Он приветствовал их коротким „здравствуйте“, слегка потрепал Олсуфьева по плечу и обратился к князю со словами:
— Ну, как поживаешь, умник?
У вошедшего была гордая, непринужденная осанка, средний рост и замечательная гибкость движений. Вынимая при входе носовой платок, чтобы обтереть мокрые усы, он выронил на пол бумажник или сигарочницу и при этом нагнулся с такой ловкостью, как будто был вовсе без костей, хотя плечи и грудь были у него довольно широки.
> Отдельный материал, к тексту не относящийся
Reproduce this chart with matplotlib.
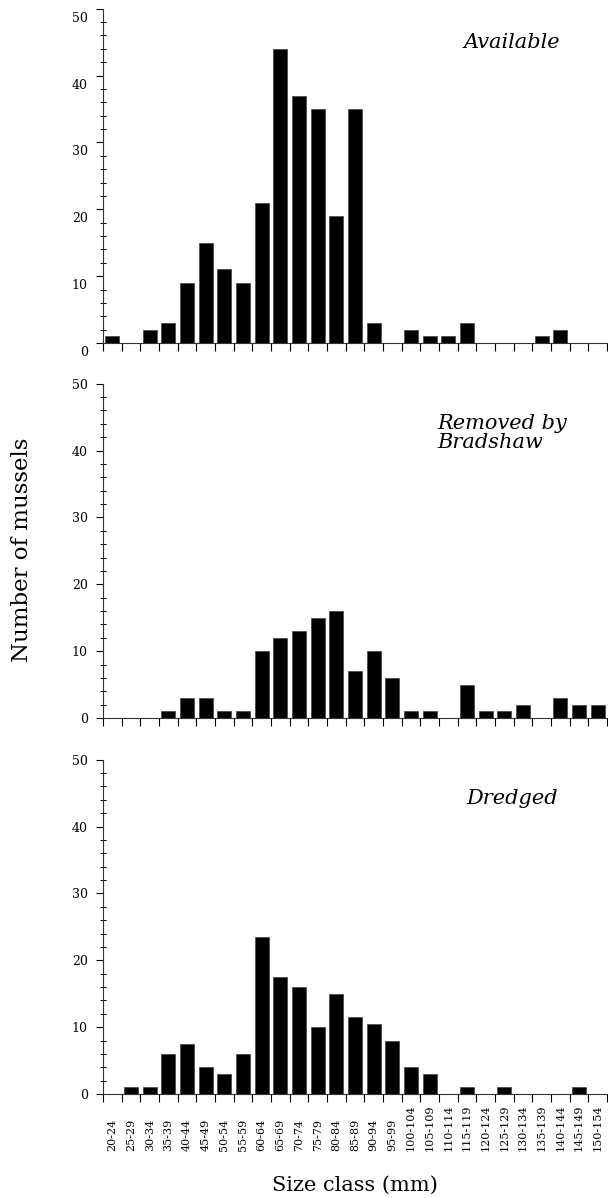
import numpy as np
import matplotlib.pyplot as plt
from matplotlib.ticker import MultipleLocator
from matplotlib.transforms import ScaledTranslation

# size classes (mm)
size_classes = ['20-24', '25-29', '30-34', '35-39', '40-44', '45-49', '50-54',
                '55-59', '60-64', '65-69', '70-74', '75-79', '80-84', '85-89',
                '90-94', '95-99', '100-104', '105-109', '110-114', '115-119',
                '120-124', '125-129', '130-134', '135-139', '140-144',
                '145-149', '150-154']

available = [1, 0, 2, 3, 9, 15, 11, 9, 21, 44, 37, 35, 19, 35, 3, 0, 2, 1, 1, 3,
             0, 0, 0, 1, 2, 0, 0]
removed = [0, 0, 0, 1, 3, 3, 1, 1, 10, 12, 13, 15, 16, 7, 10, 6, 1, 1, 0, 5,
           1, 1, 2, 0, 3, 2, 2]
dredged = [0, 1, 1, 6, 7.5, 4, 3, 6, 23.5, 17.5, 16, 10, 15, 11.5, 10.5, 8, 4,
           3, 0, 1, 0, 1, 0, 0, 0, 1, 0]

panel_names = ['Available', 'Removed by\nBradshaw', 'Dredged']
panel_data = [available, removed, dredged]

plt.rcParams['font.family'] = ['DejaVu Serif']

fig = plt.figure(figsize=(6.08, 11.98), dpi=100)
left = 103 / 608.
width = (607 - 103) / 608.
bottoms = [1 - 343 / 1198., 1 - 718 / 1198., 1 - 1094 / 1198.]
height = 0.279

# label placement in data coords (x, y, ha)
label_pos = [(21.4, 45, 'center'), (17.4, 42.6, 'left'), (21.4, 44.2, 'center')]

x = np.arange(len(size_classes))
for k in range(3):
    ax = fig.add_axes([left, bottoms[k], width, height])
    ax.bar(x, panel_data[k], width=0.75, color='black', edgecolor='#444444',
           linewidth=0.5)
    ax.set_xlim(-0.5, len(size_classes) - 0.5)
    ax.set_ylim(0, 50)
    for s in ['top', 'right']:
        ax.spines[s].set_visible(False)
    ax.spines['left'].set_color('#333333')
    ax.spines['bottom'].set_color('#333333')

    ax.set_xticks(np.arange(len(size_classes) + 1) - 0.5)
    ax.set_xticklabels([])
    ax.tick_params(axis='x', direction='out', length=6, width=0.8)

    ax.yaxis.set_major_locator(MultipleLocator(10))
    ax.yaxis.set_minor_locator(MultipleLocator(2))
    ax.tick_params(axis='y', which='major', direction='out', length=5,
                   width=0.8, labelsize=9, pad=6)
    ax.tick_params(axis='y', which='minor', direction='inout', length=4,
                   width=0.8)
    if k == 0:
        # labels sit a little below their ticks in the top panel
        off = ScaledTranslation(0, -8 / 100., fig.dpi_scale_trans)
        for lab in ax.get_yticklabels():
            lab.set_transform(lab.get_transform() + off)

    lx, ly, ha = label_pos[k]
    ax.text(lx, ly, panel_names[k], style='italic', fontsize=15, ha=ha,
            va='center', linespacing=1.0)

    if k == 2:
        for i, lab in enumerate(size_classes):
            ax.annotate(lab, xy=(i, 0), xycoords=('data', 'axes fraction'),
                        xytext=(0, -57 * 0.72), textcoords='offset points',
                        rotation=90, ha='center', va='bottom', fontsize=8)

fig.text(22 / 608., 1 - 550 / 1198., 'Number of mussels', rotation=90,
         ha='center', va='center', fontsize=16.5)
fig.text((103 + 607) / 2 / 608., 1 - 1185 / 1198., 'Size class (mm)',
         ha='center', va='center', fontsize=15)

fig.savefig('out.png', dpi=100)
Гладкие, белокурые, слегка вьющиеся по обеим сторонам волосы оставляли совершенно открытым необыкновенно высокий лоб. Большие, полные мысли глаза, вовсе не участвовали в насмешливой улыбке, игравшей на красиво очерченных губах молодого человека.
Одет он был не в парадную форму: на шее небрежно повязан черный платок; военный сюртук не нов и не доверху застегнут, и из под него виднелось ослепительный свежести белье. Эполет на нем не было.
Мы говорили до тех пор по-французски, и Олсуфьев представил меня на том же диалекте вошедшему. Обменявшись со мной несколькими беглыми фразами, офицер сел с нами обедать. При выборе кушаньев и в обращении к прислуге он употреблял выражения, которые в большом ходу у многих — чтоб не сказать у всех — русских, но которые в устах нового гостя неприятно поражали меня. Поражали потому, что гость этот был — Михаил Лермонтов.
Во время обеда я заметил, что Лермонтов не прятал под стол своих нежных, выхоленных рук. Отведав нескольких кушаньев и осушив два стакана вина, он сделался очень разговорчив и, надо полагать, много острил, так как слова его были несколько раз прерываемы громким хохотом. К сожалению, для меня его остроты оставались непонятными, так как он нарочно говорил по-русски и к тому же чрезвычайно скоро, а я в то время недостаточно хорошо понимал русский язык, чтобы следить за разговором. Я заметил только, что остроты его часто переходили на личности; но, получив раза два меткий отпор от Олсуфьева, он счел за лучшее упражняться только над молодым князем.
Некоторое время тот добродушно переносил шпильки Лермонтова; но наконец и ему уже стало невмочь, и он с достоинством умерил его пыл, показав, что при всей ограниченности ума, сердце у него там же, где и у других людей.
Казалось, Лермонтова искренно огорчило, что он обидел князя, своего товарища, и он всеми силами старался помириться с ним, в чем скоро и преуспел.
Я уже знал и любил тогда Лермонтова по собранию его стихотворений, вышедшему в 1840 году, но в этот вечер он произвел на меня столь невыгодное впечатление, что у меня пропала всякая охота поближе сойтись с ним. Весь разговор с самого его прихода звенел у меня в ушах, как будто кто-нибудь скреб по стеклу.